> [Problem]:
Locate and copy each line in the data that contains the word "with".

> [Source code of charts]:
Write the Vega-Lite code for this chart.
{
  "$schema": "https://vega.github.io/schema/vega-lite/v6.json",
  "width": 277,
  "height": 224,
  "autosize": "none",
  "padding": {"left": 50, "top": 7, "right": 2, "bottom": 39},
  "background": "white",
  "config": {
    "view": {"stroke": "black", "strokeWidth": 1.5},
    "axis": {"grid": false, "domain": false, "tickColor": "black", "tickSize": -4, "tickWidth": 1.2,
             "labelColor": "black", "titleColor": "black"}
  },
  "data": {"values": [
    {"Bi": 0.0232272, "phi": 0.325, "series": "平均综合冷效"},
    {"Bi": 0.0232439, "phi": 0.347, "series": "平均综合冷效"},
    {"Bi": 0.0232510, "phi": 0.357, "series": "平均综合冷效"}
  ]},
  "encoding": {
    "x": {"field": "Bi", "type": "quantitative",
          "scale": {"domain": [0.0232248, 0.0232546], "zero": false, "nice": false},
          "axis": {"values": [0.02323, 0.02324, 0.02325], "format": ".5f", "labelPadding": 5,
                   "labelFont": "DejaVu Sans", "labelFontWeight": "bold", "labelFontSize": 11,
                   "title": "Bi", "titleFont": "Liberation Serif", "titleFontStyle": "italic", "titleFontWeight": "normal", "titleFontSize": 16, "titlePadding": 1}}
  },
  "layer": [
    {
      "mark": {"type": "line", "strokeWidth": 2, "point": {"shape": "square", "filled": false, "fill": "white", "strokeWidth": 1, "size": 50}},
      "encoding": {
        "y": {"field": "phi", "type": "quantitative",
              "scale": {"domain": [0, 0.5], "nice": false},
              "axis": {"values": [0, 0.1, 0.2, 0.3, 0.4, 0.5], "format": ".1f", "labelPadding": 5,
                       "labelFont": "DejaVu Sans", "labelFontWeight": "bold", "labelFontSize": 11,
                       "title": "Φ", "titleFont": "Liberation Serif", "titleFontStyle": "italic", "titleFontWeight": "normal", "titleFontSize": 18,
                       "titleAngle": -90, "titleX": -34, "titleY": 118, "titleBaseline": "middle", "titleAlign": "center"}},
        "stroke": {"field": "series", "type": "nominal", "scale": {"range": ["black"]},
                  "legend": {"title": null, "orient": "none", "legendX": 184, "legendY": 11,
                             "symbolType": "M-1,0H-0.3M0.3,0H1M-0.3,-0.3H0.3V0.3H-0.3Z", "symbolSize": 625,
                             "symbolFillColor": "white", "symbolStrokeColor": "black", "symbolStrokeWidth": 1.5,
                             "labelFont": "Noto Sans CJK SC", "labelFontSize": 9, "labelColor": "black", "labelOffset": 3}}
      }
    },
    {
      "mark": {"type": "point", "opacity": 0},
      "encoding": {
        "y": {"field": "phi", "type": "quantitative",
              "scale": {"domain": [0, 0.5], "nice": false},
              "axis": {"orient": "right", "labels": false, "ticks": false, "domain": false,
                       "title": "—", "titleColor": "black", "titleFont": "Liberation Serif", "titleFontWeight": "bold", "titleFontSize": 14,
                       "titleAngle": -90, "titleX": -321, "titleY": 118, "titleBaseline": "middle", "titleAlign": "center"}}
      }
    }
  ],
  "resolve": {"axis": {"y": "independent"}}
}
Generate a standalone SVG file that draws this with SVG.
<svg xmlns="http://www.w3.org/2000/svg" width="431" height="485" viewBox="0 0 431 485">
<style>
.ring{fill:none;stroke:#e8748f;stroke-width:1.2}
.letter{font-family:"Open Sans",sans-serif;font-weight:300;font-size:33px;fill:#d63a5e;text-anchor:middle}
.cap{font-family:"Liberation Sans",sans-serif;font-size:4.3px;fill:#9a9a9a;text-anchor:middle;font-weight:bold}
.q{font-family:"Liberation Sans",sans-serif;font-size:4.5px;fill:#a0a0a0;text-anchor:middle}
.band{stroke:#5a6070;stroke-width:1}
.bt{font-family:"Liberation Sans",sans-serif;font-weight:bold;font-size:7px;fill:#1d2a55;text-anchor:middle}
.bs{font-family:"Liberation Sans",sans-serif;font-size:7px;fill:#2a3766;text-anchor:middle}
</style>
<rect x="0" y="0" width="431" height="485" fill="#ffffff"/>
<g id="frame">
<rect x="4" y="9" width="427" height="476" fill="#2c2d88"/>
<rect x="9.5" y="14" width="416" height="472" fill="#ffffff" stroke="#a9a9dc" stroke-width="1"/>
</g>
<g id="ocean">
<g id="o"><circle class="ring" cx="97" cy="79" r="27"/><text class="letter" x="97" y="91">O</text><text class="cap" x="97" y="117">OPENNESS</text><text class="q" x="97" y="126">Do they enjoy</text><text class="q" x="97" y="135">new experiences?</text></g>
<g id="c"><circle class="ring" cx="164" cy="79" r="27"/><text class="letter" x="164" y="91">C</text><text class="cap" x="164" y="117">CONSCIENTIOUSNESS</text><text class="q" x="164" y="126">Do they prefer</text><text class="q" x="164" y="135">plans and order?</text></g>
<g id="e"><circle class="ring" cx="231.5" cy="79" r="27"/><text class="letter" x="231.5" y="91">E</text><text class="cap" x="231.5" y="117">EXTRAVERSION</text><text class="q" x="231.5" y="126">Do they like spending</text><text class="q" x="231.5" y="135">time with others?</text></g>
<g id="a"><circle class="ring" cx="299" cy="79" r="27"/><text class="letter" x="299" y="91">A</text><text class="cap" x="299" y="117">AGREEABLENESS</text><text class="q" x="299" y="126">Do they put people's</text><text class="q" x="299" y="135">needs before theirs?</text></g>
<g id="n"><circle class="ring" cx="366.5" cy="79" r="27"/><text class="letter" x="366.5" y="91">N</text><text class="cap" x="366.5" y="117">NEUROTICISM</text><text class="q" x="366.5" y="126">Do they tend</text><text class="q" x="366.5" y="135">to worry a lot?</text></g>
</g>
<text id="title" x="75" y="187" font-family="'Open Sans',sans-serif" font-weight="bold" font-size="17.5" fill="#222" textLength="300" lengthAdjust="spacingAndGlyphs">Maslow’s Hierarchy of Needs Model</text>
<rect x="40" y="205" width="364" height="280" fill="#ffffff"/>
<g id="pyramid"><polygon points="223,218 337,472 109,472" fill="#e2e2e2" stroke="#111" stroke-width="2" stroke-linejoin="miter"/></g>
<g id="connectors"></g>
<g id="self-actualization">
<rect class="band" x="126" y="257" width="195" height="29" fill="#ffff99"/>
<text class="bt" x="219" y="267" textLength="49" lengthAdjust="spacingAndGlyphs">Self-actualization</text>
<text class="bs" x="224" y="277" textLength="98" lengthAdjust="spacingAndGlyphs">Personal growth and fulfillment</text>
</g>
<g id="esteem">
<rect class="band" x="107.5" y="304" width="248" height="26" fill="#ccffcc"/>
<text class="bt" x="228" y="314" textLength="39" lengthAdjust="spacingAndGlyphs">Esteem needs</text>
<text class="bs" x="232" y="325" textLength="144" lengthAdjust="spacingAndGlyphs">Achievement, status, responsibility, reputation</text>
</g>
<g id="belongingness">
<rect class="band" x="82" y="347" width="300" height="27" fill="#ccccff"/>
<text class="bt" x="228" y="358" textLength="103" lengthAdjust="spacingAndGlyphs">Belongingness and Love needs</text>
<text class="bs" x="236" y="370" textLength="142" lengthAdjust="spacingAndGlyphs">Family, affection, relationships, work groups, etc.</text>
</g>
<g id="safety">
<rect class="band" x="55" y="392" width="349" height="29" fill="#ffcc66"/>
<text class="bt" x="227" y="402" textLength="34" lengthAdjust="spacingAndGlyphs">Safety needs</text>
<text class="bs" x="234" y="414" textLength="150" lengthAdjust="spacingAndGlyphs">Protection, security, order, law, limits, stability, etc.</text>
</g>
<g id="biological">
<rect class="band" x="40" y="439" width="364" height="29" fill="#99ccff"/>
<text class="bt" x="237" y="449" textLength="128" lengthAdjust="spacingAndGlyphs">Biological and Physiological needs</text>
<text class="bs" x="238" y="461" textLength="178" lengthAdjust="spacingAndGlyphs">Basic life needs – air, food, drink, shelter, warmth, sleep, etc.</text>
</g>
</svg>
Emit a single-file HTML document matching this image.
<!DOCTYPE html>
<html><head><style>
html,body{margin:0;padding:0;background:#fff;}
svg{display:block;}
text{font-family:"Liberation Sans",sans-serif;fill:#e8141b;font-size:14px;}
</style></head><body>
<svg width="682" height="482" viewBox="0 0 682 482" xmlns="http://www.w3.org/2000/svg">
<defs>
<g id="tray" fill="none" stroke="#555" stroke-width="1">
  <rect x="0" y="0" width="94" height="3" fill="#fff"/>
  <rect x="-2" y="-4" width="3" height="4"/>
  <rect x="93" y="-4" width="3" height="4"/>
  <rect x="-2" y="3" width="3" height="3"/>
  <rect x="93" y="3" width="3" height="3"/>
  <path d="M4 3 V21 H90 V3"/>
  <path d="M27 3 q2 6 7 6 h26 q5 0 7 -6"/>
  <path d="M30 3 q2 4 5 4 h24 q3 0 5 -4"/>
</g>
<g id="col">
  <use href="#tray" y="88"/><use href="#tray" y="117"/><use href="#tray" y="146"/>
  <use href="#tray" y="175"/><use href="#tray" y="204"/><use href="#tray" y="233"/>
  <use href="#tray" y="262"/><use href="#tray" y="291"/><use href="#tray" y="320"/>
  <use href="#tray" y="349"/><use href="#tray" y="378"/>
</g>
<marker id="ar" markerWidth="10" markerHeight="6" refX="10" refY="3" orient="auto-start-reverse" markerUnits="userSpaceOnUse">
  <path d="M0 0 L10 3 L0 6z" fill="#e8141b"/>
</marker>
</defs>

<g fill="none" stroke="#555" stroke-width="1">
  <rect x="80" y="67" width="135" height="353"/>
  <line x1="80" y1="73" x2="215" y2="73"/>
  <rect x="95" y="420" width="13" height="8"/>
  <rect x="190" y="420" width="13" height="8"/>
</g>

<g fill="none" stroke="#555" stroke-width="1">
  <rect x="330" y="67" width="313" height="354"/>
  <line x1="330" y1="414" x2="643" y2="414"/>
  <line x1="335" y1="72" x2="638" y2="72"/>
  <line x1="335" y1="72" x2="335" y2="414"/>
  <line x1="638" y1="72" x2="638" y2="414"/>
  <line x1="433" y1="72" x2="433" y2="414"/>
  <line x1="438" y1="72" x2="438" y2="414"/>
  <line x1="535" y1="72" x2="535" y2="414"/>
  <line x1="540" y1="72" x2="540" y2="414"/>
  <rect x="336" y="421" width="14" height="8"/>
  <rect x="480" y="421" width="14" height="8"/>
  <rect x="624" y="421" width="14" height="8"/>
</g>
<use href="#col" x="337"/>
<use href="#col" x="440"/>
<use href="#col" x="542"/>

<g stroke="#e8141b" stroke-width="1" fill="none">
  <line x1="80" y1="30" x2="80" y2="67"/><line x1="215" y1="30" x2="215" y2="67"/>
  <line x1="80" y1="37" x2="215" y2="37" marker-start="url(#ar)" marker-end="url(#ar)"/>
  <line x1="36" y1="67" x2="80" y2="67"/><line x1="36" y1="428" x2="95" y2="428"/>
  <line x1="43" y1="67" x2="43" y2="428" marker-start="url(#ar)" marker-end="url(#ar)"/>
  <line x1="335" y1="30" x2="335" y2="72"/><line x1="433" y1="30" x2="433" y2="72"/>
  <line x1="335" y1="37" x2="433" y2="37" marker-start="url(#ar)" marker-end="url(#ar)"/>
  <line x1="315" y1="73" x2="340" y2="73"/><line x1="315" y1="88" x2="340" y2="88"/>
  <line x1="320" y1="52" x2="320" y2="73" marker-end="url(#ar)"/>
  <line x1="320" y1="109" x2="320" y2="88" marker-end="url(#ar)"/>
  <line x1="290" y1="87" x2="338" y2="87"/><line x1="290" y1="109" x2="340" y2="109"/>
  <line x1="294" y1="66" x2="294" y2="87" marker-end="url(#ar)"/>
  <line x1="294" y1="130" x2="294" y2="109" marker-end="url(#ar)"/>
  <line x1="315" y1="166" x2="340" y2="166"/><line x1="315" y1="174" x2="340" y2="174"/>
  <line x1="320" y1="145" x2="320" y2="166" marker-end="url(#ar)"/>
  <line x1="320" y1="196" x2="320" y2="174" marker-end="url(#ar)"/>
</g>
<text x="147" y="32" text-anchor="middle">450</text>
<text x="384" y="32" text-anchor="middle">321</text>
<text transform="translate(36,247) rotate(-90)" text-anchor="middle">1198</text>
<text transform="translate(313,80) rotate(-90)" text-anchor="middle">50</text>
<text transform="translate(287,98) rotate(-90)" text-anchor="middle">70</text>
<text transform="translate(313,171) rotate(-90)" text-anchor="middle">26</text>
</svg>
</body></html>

> [Output]:
Generate a standalone SVG file that draws this with SVG.
<g id="e"><circle class="ring" cx="231.5" cy="79" r="27"/><text class="letter" x="231.5" y="91">E</text><text class="cap" x="231.5" y="117">EXTRAVERSION</text><text class="q" x="231.5" y="126">Do they like spending</text><text class="q" x="231.5" y="135">time with others?</text></g>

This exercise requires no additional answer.